WORK REQUIRED. Reproduce the listing exactly and skip over any pictures.

DATA.
++++++++++
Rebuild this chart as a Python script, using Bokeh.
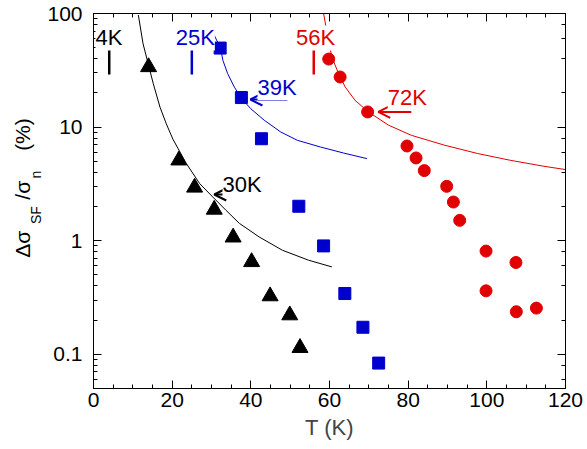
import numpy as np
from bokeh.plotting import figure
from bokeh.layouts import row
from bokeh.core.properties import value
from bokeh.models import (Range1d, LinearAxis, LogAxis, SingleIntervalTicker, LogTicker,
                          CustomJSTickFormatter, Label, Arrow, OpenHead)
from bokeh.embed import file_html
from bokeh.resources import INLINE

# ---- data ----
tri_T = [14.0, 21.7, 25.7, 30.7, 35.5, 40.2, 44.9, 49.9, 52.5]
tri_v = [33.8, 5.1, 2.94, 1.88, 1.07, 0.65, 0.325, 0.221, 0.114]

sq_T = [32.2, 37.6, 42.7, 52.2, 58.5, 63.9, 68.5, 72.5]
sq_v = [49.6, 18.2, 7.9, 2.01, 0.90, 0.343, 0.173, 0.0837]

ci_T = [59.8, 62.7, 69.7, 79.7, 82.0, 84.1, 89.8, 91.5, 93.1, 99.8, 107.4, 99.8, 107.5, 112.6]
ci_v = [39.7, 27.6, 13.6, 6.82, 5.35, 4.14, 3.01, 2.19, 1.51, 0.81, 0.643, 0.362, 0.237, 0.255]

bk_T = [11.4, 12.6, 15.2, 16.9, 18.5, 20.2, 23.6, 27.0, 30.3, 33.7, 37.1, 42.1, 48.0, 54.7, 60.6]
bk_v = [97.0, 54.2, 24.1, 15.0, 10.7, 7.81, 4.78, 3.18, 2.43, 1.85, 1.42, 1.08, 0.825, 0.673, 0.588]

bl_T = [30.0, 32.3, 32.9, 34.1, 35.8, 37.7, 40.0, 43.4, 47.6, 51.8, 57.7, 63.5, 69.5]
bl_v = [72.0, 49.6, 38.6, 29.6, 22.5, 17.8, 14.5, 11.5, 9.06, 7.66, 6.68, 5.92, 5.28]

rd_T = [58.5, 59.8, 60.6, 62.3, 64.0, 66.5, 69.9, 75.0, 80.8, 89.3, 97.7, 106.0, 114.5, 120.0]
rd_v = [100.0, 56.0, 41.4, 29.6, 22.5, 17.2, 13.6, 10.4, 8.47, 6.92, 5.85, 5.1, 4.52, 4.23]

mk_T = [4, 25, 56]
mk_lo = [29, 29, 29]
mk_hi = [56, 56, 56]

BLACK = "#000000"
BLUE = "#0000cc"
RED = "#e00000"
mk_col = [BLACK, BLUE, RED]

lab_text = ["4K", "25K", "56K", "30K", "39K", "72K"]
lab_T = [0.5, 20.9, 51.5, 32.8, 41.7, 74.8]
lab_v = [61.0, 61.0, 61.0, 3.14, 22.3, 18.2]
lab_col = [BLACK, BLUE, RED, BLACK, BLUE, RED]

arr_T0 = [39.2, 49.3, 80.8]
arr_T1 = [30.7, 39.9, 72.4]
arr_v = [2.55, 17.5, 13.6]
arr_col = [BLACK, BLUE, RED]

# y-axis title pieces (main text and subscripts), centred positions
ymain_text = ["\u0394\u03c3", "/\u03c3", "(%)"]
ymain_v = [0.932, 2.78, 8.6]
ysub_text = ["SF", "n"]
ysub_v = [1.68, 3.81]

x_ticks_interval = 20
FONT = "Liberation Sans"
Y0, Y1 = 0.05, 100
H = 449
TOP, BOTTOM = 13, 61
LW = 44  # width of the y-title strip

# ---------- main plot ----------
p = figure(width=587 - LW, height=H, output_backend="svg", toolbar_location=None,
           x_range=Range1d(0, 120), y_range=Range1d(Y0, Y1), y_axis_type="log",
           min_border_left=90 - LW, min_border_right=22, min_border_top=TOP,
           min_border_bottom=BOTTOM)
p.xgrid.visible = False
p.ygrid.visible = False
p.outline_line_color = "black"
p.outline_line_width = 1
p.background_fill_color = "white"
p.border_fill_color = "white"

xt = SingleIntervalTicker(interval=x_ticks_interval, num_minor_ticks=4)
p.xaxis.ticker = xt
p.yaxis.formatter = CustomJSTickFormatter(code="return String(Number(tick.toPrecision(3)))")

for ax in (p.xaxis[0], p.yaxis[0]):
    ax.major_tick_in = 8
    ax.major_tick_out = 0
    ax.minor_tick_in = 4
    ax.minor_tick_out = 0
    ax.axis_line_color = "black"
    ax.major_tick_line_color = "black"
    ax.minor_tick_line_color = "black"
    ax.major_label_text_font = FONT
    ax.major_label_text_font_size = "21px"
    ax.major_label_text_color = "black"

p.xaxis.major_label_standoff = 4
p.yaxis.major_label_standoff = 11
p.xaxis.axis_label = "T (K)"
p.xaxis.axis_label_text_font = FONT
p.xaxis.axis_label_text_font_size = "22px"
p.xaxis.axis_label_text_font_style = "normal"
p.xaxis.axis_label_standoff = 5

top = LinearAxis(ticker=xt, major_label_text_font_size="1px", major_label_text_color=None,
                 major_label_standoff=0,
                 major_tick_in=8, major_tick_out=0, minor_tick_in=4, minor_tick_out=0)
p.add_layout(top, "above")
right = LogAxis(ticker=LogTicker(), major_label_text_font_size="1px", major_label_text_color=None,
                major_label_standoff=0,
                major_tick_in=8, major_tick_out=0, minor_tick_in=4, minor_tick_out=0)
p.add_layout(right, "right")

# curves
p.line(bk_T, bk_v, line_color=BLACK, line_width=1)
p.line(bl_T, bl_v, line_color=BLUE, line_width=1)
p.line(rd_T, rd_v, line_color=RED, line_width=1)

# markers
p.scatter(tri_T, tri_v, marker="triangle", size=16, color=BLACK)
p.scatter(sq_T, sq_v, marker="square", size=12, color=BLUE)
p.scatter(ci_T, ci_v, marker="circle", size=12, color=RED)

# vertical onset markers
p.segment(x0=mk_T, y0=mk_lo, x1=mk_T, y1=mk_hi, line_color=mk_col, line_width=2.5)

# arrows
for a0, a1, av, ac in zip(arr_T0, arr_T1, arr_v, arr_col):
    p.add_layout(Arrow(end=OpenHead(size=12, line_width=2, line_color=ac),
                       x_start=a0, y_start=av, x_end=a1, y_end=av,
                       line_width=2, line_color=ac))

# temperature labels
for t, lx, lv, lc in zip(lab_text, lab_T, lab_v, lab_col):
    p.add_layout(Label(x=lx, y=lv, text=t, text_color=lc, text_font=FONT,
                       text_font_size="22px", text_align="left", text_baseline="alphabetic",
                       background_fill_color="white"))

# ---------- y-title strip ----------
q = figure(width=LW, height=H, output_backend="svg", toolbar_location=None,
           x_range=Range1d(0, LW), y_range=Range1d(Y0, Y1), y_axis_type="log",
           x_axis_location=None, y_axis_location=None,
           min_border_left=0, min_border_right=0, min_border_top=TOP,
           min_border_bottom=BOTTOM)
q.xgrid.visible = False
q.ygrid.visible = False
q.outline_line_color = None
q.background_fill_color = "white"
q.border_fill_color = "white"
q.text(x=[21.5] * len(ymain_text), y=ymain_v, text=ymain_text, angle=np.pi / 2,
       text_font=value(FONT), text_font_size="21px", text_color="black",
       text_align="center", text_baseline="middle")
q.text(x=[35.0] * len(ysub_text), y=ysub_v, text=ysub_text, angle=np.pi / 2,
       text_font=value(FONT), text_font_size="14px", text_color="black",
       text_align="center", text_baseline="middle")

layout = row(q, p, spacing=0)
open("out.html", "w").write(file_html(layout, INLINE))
++++++++++
WRITTEN RESPONSE.
Rebuild this chart as a Python script, using Bokeh.
import numpy as np
from bokeh.plotting import figure
from bokeh.layouts import row
from bokeh.core.properties import value
from bokeh.models import (Range1d, LinearAxis, LogAxis, SingleIntervalTicker, LogTicker,
                          CustomJSTickFormatter, Label, Arrow, OpenHead)
from bokeh.embed import file_html
from bokeh.resources import INLINE

# ---- data ----
tri_T = [14.0, 21.7, 25.7, 30.7, 35.5, 40.2, 44.9, 49.9, 52.5]
tri_v = [33.8, 5.1, 2.94, 1.88, 1.07, 0.65, 0.325, 0.221, 0.114]

sq_T = [32.2, 37.6, 42.7, 52.2, 58.5, 63.9, 68.5, 72.5]
sq_v = [49.6, 18.2, 7.9, 2.01, 0.90, 0.343, 0.173, 0.0837]

ci_T = [59.8, 62.7, 69.7, 79.7, 82.0, 84.1, 89.8, 91.5, 93.1, 99.8, 107.4, 99.8, 107.5, 112.6]
ci_v = [39.7, 27.6, 13.6, 6.82, 5.35, 4.14, 3.01, 2.19, 1.51, 0.81, 0.643, 0.362, 0.237, 0.255]

bk_T = [11.4, 12.6, 15.2, 16.9, 18.5, 20.2, 23.6, 27.0, 30.3, 33.7, 37.1, 42.1, 48.0, 54.7, 60.6]
bk_v = [97.0, 54.2, 24.1, 15.0, 10.7, 7.81, 4.78, 3.18, 2.43, 1.85, 1.42, 1.08, 0.825, 0.673, 0.588]

bl_T = [30.0, 32.3, 32.9, 34.1, 35.8, 37.7, 40.0, 43.4, 47.6, 51.8, 57.7, 63.5, 69.5]
bl_v = [72.0, 49.6, 38.6, 29.6, 22.5, 17.8, 14.5, 11.5, 9.06, 7.66, 6.68, 5.92, 5.28]

rd_T = [58.5, 59.8, 60.6, 62.3, 64.0, 66.5, 69.9, 75.0, 80.8, 89.3, 97.7, 106.0, 114.5, 120.0]
rd_v = [100.0, 56.0, 41.4, 29.6, 22.5, 17.2, 13.6, 10.4, 8.47, 6.92, 5.85, 5.1, 4.52, 4.23]

mk_T = [4, 25, 56]
mk_lo = [29, 29, 29]
mk_hi = [56, 56, 56]

BLACK = "#000000"
BLUE = "#0000cc"
RED = "#e00000"
mk_col = [BLACK, BLUE, RED]

lab_text = ["4K", "25K", "56K", "30K", "39K", "72K"]
lab_T = [0.5, 20.9, 51.5, 32.8, 41.7, 74.8]
lab_v = [61.0, 61.0, 61.0, 3.14, 22.3, 18.2]
lab_col = [BLACK, BLUE, RED, BLACK, BLUE, RED]

arr_T0 = [39.2, 49.3, 80.8]
arr_T1 = [30.7, 39.9, 72.4]
arr_v = [2.55, 17.5, 13.6]
arr_col = [BLACK, BLUE, RED]

# y-axis title pieces (main text and subscripts), centred positions
ymain_text = ["\u0394\u03c3", "/\u03c3", "(%)"]
ymain_v = [0.932, 2.78, 8.6]
ysub_text = ["SF", "n"]
ysub_v = [1.68, 3.81]

x_ticks_interval = 20
FONT = "Liberation Sans"
Y0, Y1 = 0.05, 100
H = 449
TOP, BOTTOM = 13, 61
LW = 44  # width of the y-title strip

# ---------- main plot ----------
p = figure(width=587 - LW, height=H, output_backend="svg", toolbar_location=None,
           x_range=Range1d(0, 120), y_range=Range1d(Y0, Y1), y_axis_type="log",
           min_border_left=90 - LW, min_border_right=22, min_border_top=TOP,
           min_border_bottom=BOTTOM)
p.xgrid.visible = False
p.ygrid.visible = False
p.outline_line_color = "black"
p.outline_line_width = 1
p.background_fill_color = "white"
p.border_fill_color = "white"

xt = SingleIntervalTicker(interval=x_ticks_interval, num_minor_ticks=4)
p.xaxis.ticker = xt
p.yaxis.formatter = CustomJSTickFormatter(code="return String(Number(tick.toPrecision(3)))")

for ax in (p.xaxis[0], p.yaxis[0]):
    ax.major_tick_in = 8
    ax.major_tick_out = 0
    ax.minor_tick_in = 4
    ax.minor_tick_out = 0
    ax.axis_line_color = "black"
    ax.major_tick_line_color = "black"
    ax.minor_tick_line_color = "black"
    ax.major_label_text_font = FONT
    ax.major_label_text_font_size = "21px"
    ax.major_label_text_color = "black"

p.xaxis.major_label_standoff = 4
p.yaxis.major_label_standoff = 11
p.xaxis.axis_label = "T (K)"
p.xaxis.axis_label_text_font = FONT
p.xaxis.axis_label_text_font_size = "22px"
p.xaxis.axis_label_text_font_style = "normal"
p.xaxis.axis_label_standoff = 5

top = LinearAxis(ticker=xt, major_label_text_font_size="1px", major_label_text_color=None,
                 major_label_standoff=0,
                 major_tick_in=8, major_tick_out=0, minor_tick_in=4, minor_tick_out=0)
p.add_layout(top, "above")
right = LogAxis(ticker=LogTicker(), major_label_text_font_size="1px", major_label_text_color=None,
                major_label_standoff=0,
                major_tick_in=8, major_tick_out=0, minor_tick_in=4, minor_tick_out=0)
p.add_layout(right, "right")

# curves
p.line(bk_T, bk_v, line_color=BLACK, line_width=1)
p.line(bl_T, bl_v, line_color=BLUE, line_width=1)
p.line(rd_T, rd_v, line_color=RED, line_width=1)

# markers
p.scatter(tri_T, tri_v, marker="triangle", size=16, color=BLACK)
p.scatter(sq_T, sq_v, marker="square", size=12, color=BLUE)
p.scatter(ci_T, ci_v, marker="circle", size=12, color=RED)

# vertical onset markers
p.segment(x0=mk_T, y0=mk_lo, x1=mk_T, y1=mk_hi, line_color=mk_col, line_width=2.5)

# arrows
for a0, a1, av, ac in zip(arr_T0, arr_T1, arr_v, arr_col):
    p.add_layout(Arrow(end=OpenHead(size=12, line_width=2, line_color=ac),
                       x_start=a0, y_start=av, x_end=a1, y_end=av,
                       line_width=2, line_color=ac))

# temperature labels
for t, lx, lv, lc in zip(lab_text, lab_T, lab_v, lab_col):
    p.add_layout(Label(x=lx, y=lv, text=t, text_color=lc, text_font=FONT,
                       text_font_size="22px", text_align="left", text_baseline="alphabetic",
                       background_fill_color="white"))

# ---------- y-title strip ----------
q = figure(width=LW, height=H, output_backend="svg", toolbar_location=None,
           x_range=Range1d(0, LW), y_range=Range1d(Y0, Y1), y_axis_type="log",
           x_axis_location=None, y_axis_location=None,
           min_border_left=0, min_border_right=0, min_border_top=TOP,
           min_border_bottom=BOTTOM)
q.xgrid.visible = False
q.ygrid.visible = False
q.outline_line_color = None
q.background_fill_color = "white"
q.border_fill_color = "white"
q.text(x=[21.5] * len(ymain_text), y=ymain_v, text=ymain_text, angle=np.pi / 2,
       text_font=value(FONT), text_font_size="21px", text_color="black",
       text_align="center", text_baseline="middle")
q.text(x=[35.0] * len(ysub_text), y=ysub_v, text=ysub_text, angle=np.pi / 2,
       text_font=value(FONT), text_font_size="14px", text_color="black",
       text_align="center", text_baseline="middle")

layout = row(q, p, spacing=0)
open("out.html", "w").write(file_html(layout, INLINE))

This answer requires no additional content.